Police will hire 50 percent more volunteer community service officers who can respond to "cold calls," such as burglaries that aren't in progress. Police also will focus more attention, including code enforcement support, on downtown, the west side and the southeast.

"We're trying to reinvent the way we deliver local government," the mayor told the crowd.

All those goodies, along with general increases, will cost $11 million, in a general fund budget of $232 million, in 2013. While part of the money comes from 2012 revenues, which are expected to exceed expectations by nearly $5.7 million, the mayor also sees $3.3 million in decreased spending. According to Chief of Staff Laura Neumann, the city has 61 fewer employees now than at the start of the year, a reduction achieved through both layoffs and attrition. No more major layoffs are currently planned.

The mayor emphasized that his additions are not being funded with city savings, which are forecasted to hit 20.3 percent of annual expenditures in 2013. (That's higher than normal, but still well below the 25 percent savings recommended by the Government Finance Officers Association.)

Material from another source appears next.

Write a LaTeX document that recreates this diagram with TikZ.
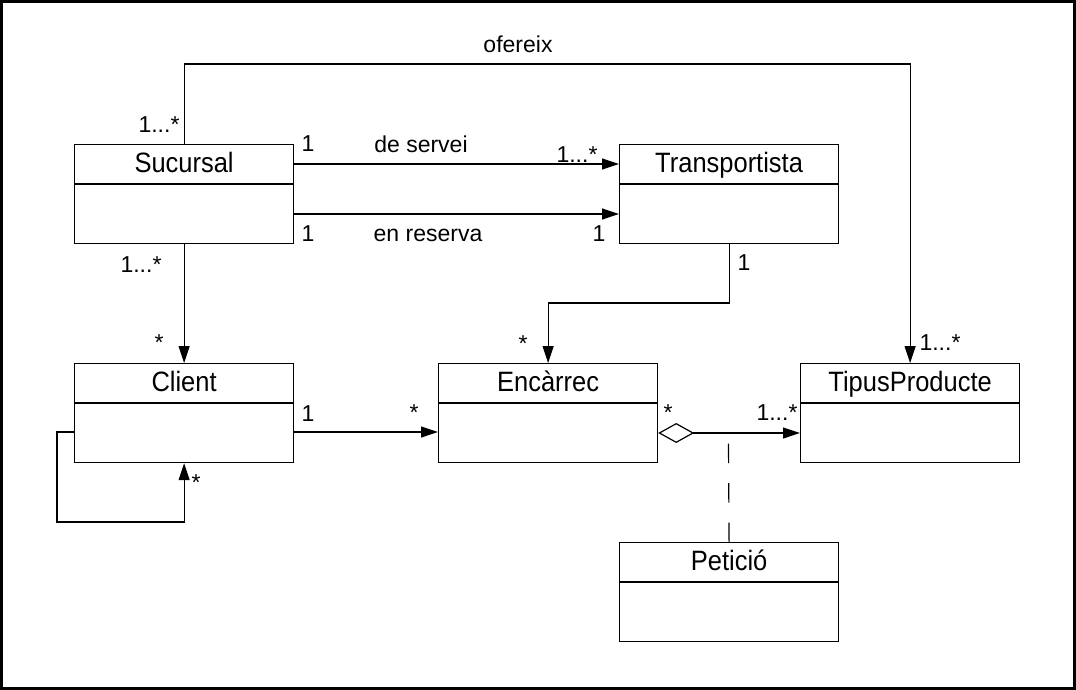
\documentclass[tikz,border=0pt]{standalone}
\usepackage{fontspec}
\setmainfont{Liberation Sans}
\newfontfamily\titlefont[FakeStretch=0.91]{Liberation Sans}
\usetikzlibrary{arrows.meta,calc}
\tikzset{
  classbox/.style={draw, line width=1.2pt, rectangle, inner sep=0pt, minimum width=219pt, minimum height=99pt},
  boxline/.style={line width=1.2pt},
  titletext/.style={inner sep=0pt, font=\titlefont\fontsize{28}{32}\selectfont},
  lbl/.style={inner sep=0pt, anchor=base, font=\fontsize{23}{28}\selectfont},
  assoc/.style={line width=1.2pt, -{Triangle[length=17pt,width=11pt]}},
  aggr/.style={line width=1.2pt, {Diamond[open,length=36pt,width=20pt,line width=1.2pt]}-{Triangle[length=17pt,width=11pt]}},
  assocdash/.style={line width=1.2pt, dash pattern=on 19.5pt off 20pt},
  frame/.style={line width=2.6pt}
}
\newcommand{\umlclass}[4]{%
  \node[classbox, anchor=north west] (#1) at (#2,#3) {};
  \draw[boxline] ($(#1.north west)+(0,40)$) -- ($(#1.north east)+(0,40)$);
  \node[titletext, anchor=base] (#1-title) at ($(#1.north)+(0,28.5)$) {#4};
}
\begin{document}
\begin{tikzpicture}[x=1pt,y=-1pt]
\useasboundingbox (0,0) rectangle (1076,690);
\draw[frame] (1.3,1.3) rectangle (1074.7,688.7);

\umlclass{suc}{74}{144}{Sucursal}
\umlclass{trans}{619}{144}{Transportista}
\umlclass{cli}{74}{363}{Client}
\umlclass{enc}{438}{363}{Encàrrec}
\umlclass{tip}{800}{363}{TipusProducte}
\umlclass{pet}{619}{542}{Petició}

% helper coordinates
\coordinate (ofxtop) at (500,64);
\coordinate (tenc) at (640,303);
\coordinate (loopc) at (57,522);
\coordinate (dtop) at (728.5,443);

% ofereix
\draw[assoc] (suc.north) |- (ofxtop) -| (tip.north);
% de servei / en reserva
\draw[assoc] ($(suc.north east)+(0,20)$) -- ($(trans.north west)+(0,20)$);
\draw[assoc] ($(suc.north east)+(0,70)$) -- ($(trans.north west)+(0,70)$);
% Sucursal -> Client
\draw[assoc] (suc.south) -- (cli.north);
% Transportista -> Encarrec
\draw[assoc] (trans.south) |- (tenc) -| (enc.north);
% Client -> Encarrec
\draw[assoc] ($(cli.north east)+(0,69)$) -- ($(enc.north west)+(0,69)$);
% Client self loop
\draw[assoc] ($(cli.north west)+(0,69)$) -| (loopc) -| (cli.south);
% Encarrec <>-> TipusProducte
\draw[aggr] ($(enc.north east)+(0,70)$) -- ($(tip.north west)+(0,70)$);
% association class Peticio
\draw[assocdash] (pet.north) -- (dtop);

% labels
\node[lbl] (l-ofereix) at (518,53) {ofereix};
\node[lbl] (l-suctop) at (159,132) {1...*};
\node[lbl] (l-ds1) at (308,151) {1};
\node[lbl] (l-ds) at (421,153) {de servei};
\node[lbl] (l-ds2) at (577,162) {1...*};
\node[lbl] (l-er1) at (308,241) {1};
\node[lbl] (l-er) at (428,241) {en reserva};
\node[lbl] (l-er2) at (599,241) {1};
\node[lbl] (l-sucbot) at (141,272) {1...*};
\node[lbl] (l-clitop) at (159,350) {*};
\node[lbl] (l-transbot) at (744,270) {1};
\node[lbl] (l-enctop) at (523,351) {*};
\node[lbl] (l-ce1) at (308,421) {1};
\node[lbl] (l-ce2) at (414,420) {*};
\node[lbl] (l-et1) at (668,420) {*};
\node[lbl] (l-et2) at (777,420) {1...*};
\node[lbl] (l-tiptop) at (940,350) {1...*};
\node[lbl] (l-loop) at (196,490) {*};
\end{tikzpicture}
\end{document}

City Council, which will amend and vote on the mayor's budget, will get a closer look at the numbers this month. Detailed presentations are planned for Oct. 11 and 12, and a formal public hearing for Oct. 18, though details of all proposed ideas may not be available until 2013.

For now, though, City Council President Pro Tem Jan Martin says she's happy some much-needed services like evening bus service will return: "It has been a while since we've had some money to bring back some of the services that we lost."